TV Show Review: Big Mouth
Created by: Nick Kroll, Andrew Goldberg, Mark Levin and Jennifer Flackett
Starring: the voices of Nick Kroll, John Mulaney, Jessi Klein, Jenny Slate, Fred Armisen and Maya Rudolph
Available on: Netflix
Genre: Animation,Comedy, Romance
My Rating: **/5
“Big Mouth” is an animated Netlfix sitcom which began streaming earlier this fall. While the premise of a coming of age story told through pubescent youths may not be a bad idea, it’s marred by flawed execution that wastes a talented cast of comedic actors on mediocre scripts, inconsistent voice acting and an animation style that’s as repulsive as its jokes.
The series is a fictionalized account of Nick Kroll’s coming of age told from a modern perspective, and also has animated versions of co-creators Andrew Goldberg, Mark Levin and Jennifer Flackett as high school students in New York City. Although the template is there for a genuinely earnest look at the changes the body and mind in one’s teenage years, the ten episodes that have streamed so far lack the writing and animation quality of other adult animated TV series; including other ones streaming on Netflix.
For frame of reference, many of the jokes are the very definition of “not safe for work.” The first episode alone has a scene where a character does a “deep dive” into a toilet trying to retrieve his phone. Depending on your tolerance for this sort of humor, you may feel like that after watching this show. A female character also has her “naughty bits” speak with the voice of comedienne Kate McKinnon; an actress who has been far funnier on other TV shows, especially as a cast member on Saturday Night Live.
There are also rather bizarre uses of pop-culture references. On one hand, there are mockeries of the “Grand Theft Auto” video game franchise as well as Jane Fonda’s infamous workout video. On the other, there is a running gag involving the spirit of musician Duke Ellington; whose vocal performance resembles Bill Cosby, adding another layer of discomfort given his indiscretions in recent years.
The art style is definitely the show’s biggest flaw. While the animation is fine from a technical standpoint; the character designs resemble high school notebook drawings in the worst way possible. The human characters all feature beady eyes and oversized heads, and the monstrous manifestations of puberty resemble furry fusions of oversized troll dolls and the homonculi from the “Full Metal Alchemist” franchise.

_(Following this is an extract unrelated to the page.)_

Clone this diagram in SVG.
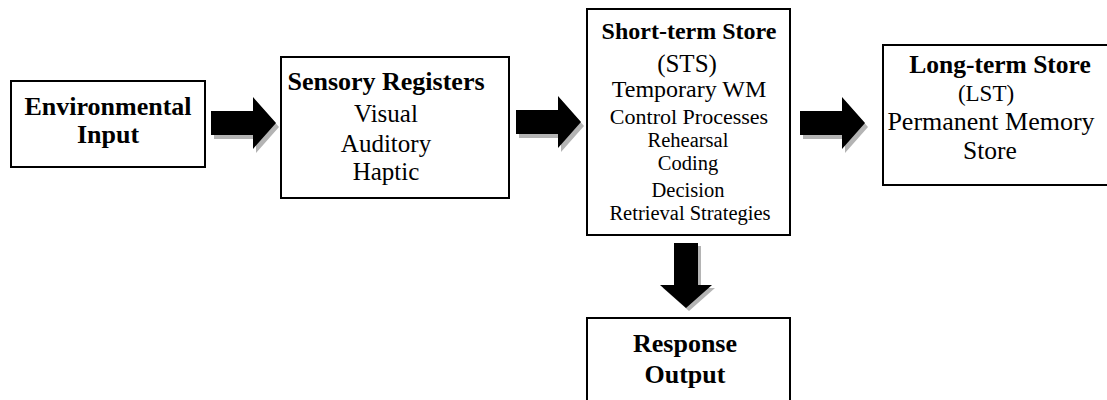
<svg xmlns="http://www.w3.org/2000/svg" width="1107" height="400" viewBox="0 0 1107 400">
  <style>
    .box { fill: #ffffff; stroke: #000000; stroke-width: 2; }
    .t { font-family: "Liberation Serif", "Times New Roman", serif; fill: #000000; text-anchor: middle; }
    .b { font-weight: bold; }
    .arrow { fill: #000000; }
    .shadow { fill: #b4b4b4; }
  </style>
  <defs>
    <!-- block arrow pointing right, origin at the tail centre -->
    <path id="blockArrow" d="M0,-12 H42 V-26 L65,0 L42,26 V12 H0 Z"/>
  </defs>

  <rect width="1107" height="400" fill="#ffffff"/>

  <g id="connectors">
    <g transform="translate(211,123)">
      <use href="#blockArrow" class="shadow" transform="translate(3,4)"/>
      <use href="#blockArrow" class="arrow"/>
    </g>
    <g transform="translate(516,122)">
      <use href="#blockArrow" class="shadow" transform="translate(3,4)"/>
      <use href="#blockArrow" class="arrow"/>
    </g>
    <g transform="translate(800,123)">
      <use href="#blockArrow" class="shadow" transform="translate(3,4)"/>
      <use href="#blockArrow" class="arrow"/>
    </g>
    <g transform="translate(686,243) rotate(90)">
      <use href="#blockArrow" class="shadow" transform="translate(3,-3)"/>
      <use href="#blockArrow" class="arrow"/>
    </g>
  </g>

  <g id="environmental-input">
    <rect class="box" x="11" y="81" width="194" height="86"/>
    <text class="t b" x="108" y="115" font-size="26">Environmental</text>
    <text class="t b" x="108" y="143" font-size="26">Input</text>
  </g>

  <g id="sensory-registers">
    <rect class="box" x="281" y="57" width="228" height="141"/>
    <text class="t b" x="386" y="90" font-size="26">Sensory Registers</text>
    <text class="t" x="386" y="122" font-size="25">Visual</text>
    <text class="t" x="386" y="152" font-size="25">Auditory</text>
    <text class="t" x="386" y="180" font-size="25">Haptic</text>
  </g>

  <g id="short-term-store">
    <rect class="box" x="587" y="9" width="203" height="226"/>
    <text class="t b" x="689" y="39" font-size="24">Short-term Store</text>
    <text class="t" x="687" y="72" font-size="25">(STS)</text>
    <text class="t" x="689" y="97" font-size="24">Temporary WM</text>
    <text class="t" x="689" y="124" font-size="22">Control Processes</text>
    <text class="t" x="688" y="147" font-size="20.5">Rehearsal</text>
    <text class="t" x="688" y="170" font-size="20.5">Coding</text>
    <text class="t" x="688" y="197" font-size="20.5">Decision</text>
    <text class="t" x="690" y="220" font-size="20.5">Retrieval Strategies</text>
  </g>

  <g id="long-term-store">
    <rect class="box" x="883" y="45" width="230" height="140"/>
    <text class="t b" x="1000" y="73" font-size="25.5">Long-term Store</text>
    <text class="t" x="986" y="101" font-size="23">(LST)</text>
    <text class="t" x="991" y="130" font-size="26">Permanent Memory</text>
    <text class="t" x="990" y="159" font-size="25.5">Store</text>
  </g>

  <g id="response-output">
    <rect class="box" x="587" y="318" width="203" height="100"/>
    <text class="t b" x="685" y="352" font-size="26">Response</text>
    <text class="t b" x="685" y="383" font-size="26">Output</text>
  </g>
</svg>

While the show has received largely positive critical reviews, audience reception has been much more mixed. By the same proxy, what staying power the show might have on Netflix has been muddled by controversy about its content; leaving a second season as of this writing unannounced. Overall, “Big Mouth” definitely captures the feeling of awkward high school days; though your enjoyment will probably be tied to your personal experiences of that time. While the show is at least better than “Neo Yokio,” it’s not the best piece of adult animation Netflix has to offer; let alone the best retelling of growing up. Better options include the cult TV series “Freaks and Geeks,” as well as Richard Linklater’s “Boyhood” and “Dazed and Confused.” Much like a teenager that is trying to find themselves, it tries everything to find its own identity but ultimately ends up getting lost in a sea of misguided hijinks that are ultimately more gross than sexy.